И в таком состоянии обреченности он написал блестящую пьесу о Мольере — «Кабалу святош», которую лучшие специалисты в Москве признают «самой сильной» из его пяти пьес. 4 февраля 1930 года Булгаков сообщает брату: «Положение мое трудно и страшно». Единственная радость: в Париже вышел роман «Дни Турбиных», то есть роман «Белая гвардия» и Николай высылает ему причитающийся гонорар в валюте. Но в СССР положение, его по-прежнему безнадежно: «Мне это слишком ясно доказывали и доказывают еще и сейчас по поводу моей пьесы о Мольере» — писал Булгаков брату 21 февраля 1930 года. (Письма, с. 167).
И, наконец, Михаил Булгаков обращается к Правительству СССР 28 марта 1930 года, в котором подробно описывает свое драматическое положение писателя, «известного в СССР и за границей, а у него ― налицо, в данный момент, — нищета, улица и гибель» (Письма, с. 178).
И вот 18 апреля 1930 года в квартире Булгаковых раздается телефонный звонок, к телефону подошла Любовь Евгеньевна, звонил секретарь Сталина Товстуха, позвала Михаила Афанасьевича, состоялся известный всем разговор Сталина и Булгакова, который слушала Любовь Евгеньевна через отводные от аппарата наушники: Сталин «говорил глуховатым голосом, с явным грузинским акцентом и себя называл в третьем лице: „Сталин получил. Сталин прочел“». (Воспоминания, с. 164). Более подробно, со слов самого Михаила Афанасьевича, этот разговор записан в «Дневнике Елены Булгаковой», а впервые опубликован в «Вопросах литературы» в 1966 году и много раз цитировали его.
Казалось бы, этот звонок Сталина и многообещающий разговор возвращал Булгакова к жизни, он стал работать в Театре Рабочей Молодежи, поехал вместе с труппой в Крым в июле, а в мае был принят во МХАТ. Тон писем с дороги в Крым уже совершенно иной — возбужденный, радостный, иронический. А вернувшись из Крыма, он получил серьезное задание МХАТа — срочно написать пьесу по «Мертвым душам». Значительно улучшилось материальное положение: в двух театрах получал 450 рублей, но большая часть из них уходила на выплату долгов. Жизнь явно обретала вновь смысл — он активно работает и в качестве режиссера, и в качестве драматурга.
Таковы факты, подтверждающие благоприятное значение разговора со Сталиным.
А вот Мирон Петровский в статье «Дело о „Батуме“» не согласен с этим, но его доказательства просто поразительны: «Но вслед за лукаво обнадеживающим телефонным разговором 18 апреля 1930 года последовали 1934, 1937… телефон молчал, письма в Кремль оставались без ответа…» (М. Петровский.

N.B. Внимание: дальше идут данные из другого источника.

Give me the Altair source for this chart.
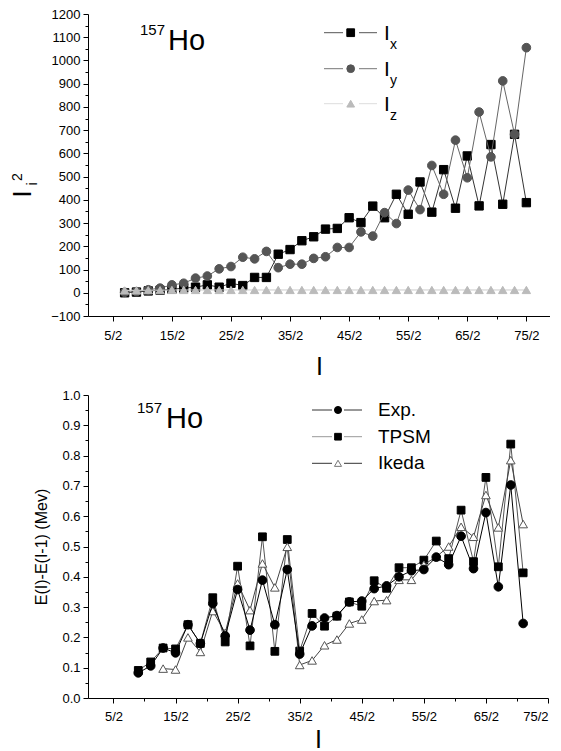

Дело о «Батуме». «Театр», 1990, № 2, с. 162).
Телефонный разговор был действительно обнадеживающим, он вернул писателя к жизни, и что ж тут лукавого нашел критик?
Мирон Петровский упоминает 1934, 1937 и другие годы, но почему-то обходит молчанием возвращение «Дней Турбиных» на сцену МХАТа и постановку «Мертвых душ» по сценарию Булгакова в 1932 году. Да, прошло, чуть больше года с тех пор, как звонил Сталин. Да, Булгаков весь этот год ожидал, что о нем вспомнят в Кремле, позовут для душевного разговора, когда он свободно и подробно изложит свои взгляды на жизнь его окружающую, на людей, которые управляют литературой и искусством.
Но не позвали, весь этот год он напряженно работал над романом «о дьяволе», о чем свидетельствуют две тетради с черновыми главами романа. То, что у него получалось, вряд ли могло быть напечатано, и он вновь оставляет рукопись романа, хотя и предполагал завершить роман в самое ближайшее время.
И все это время не давала ему покоя мысль о возможной, а главное обещанной встрече со Сталиным. В письме от 30 мая 1931 год Булгаков, во многом повторяя мотивы письма правительству СССР от 28 марта 1930 года /«…На широком поле словесности российской в СССР я был один-единственный литературный волк. Мне советовали выкрасить шкуру. Нелепый совет. Крашеный ли волк, стриженый ли волк, он все равно не похож на пуделя. Со мной и поступили как с волком… Злобы я не имею, но я очень устал и в конце 1929 года свалился. Ведь и зверь может устать… Перед тем, как писать Вам, я взвесил все. Мне нужно видеть свет и, увидев его, вернуться. Ключ в этом…»/ выражает свое писательское «мечтание», «чтобы быть вызванным лично к Вам»: «Поверьте, не потому только, что вижу в этом самую выгодную возможность, а потому, что Ваш разговор со мной по телефону в апреле 1930 года оставил резкую черту в моей памяти. Вы сказали: „Может быть, вам, действительно, нужно ехать за границу…“
Я не избалован разговорами. Тронутый этой фразой, я год работал не за страх режиссером в театрах СССР» (Письма, с. 198).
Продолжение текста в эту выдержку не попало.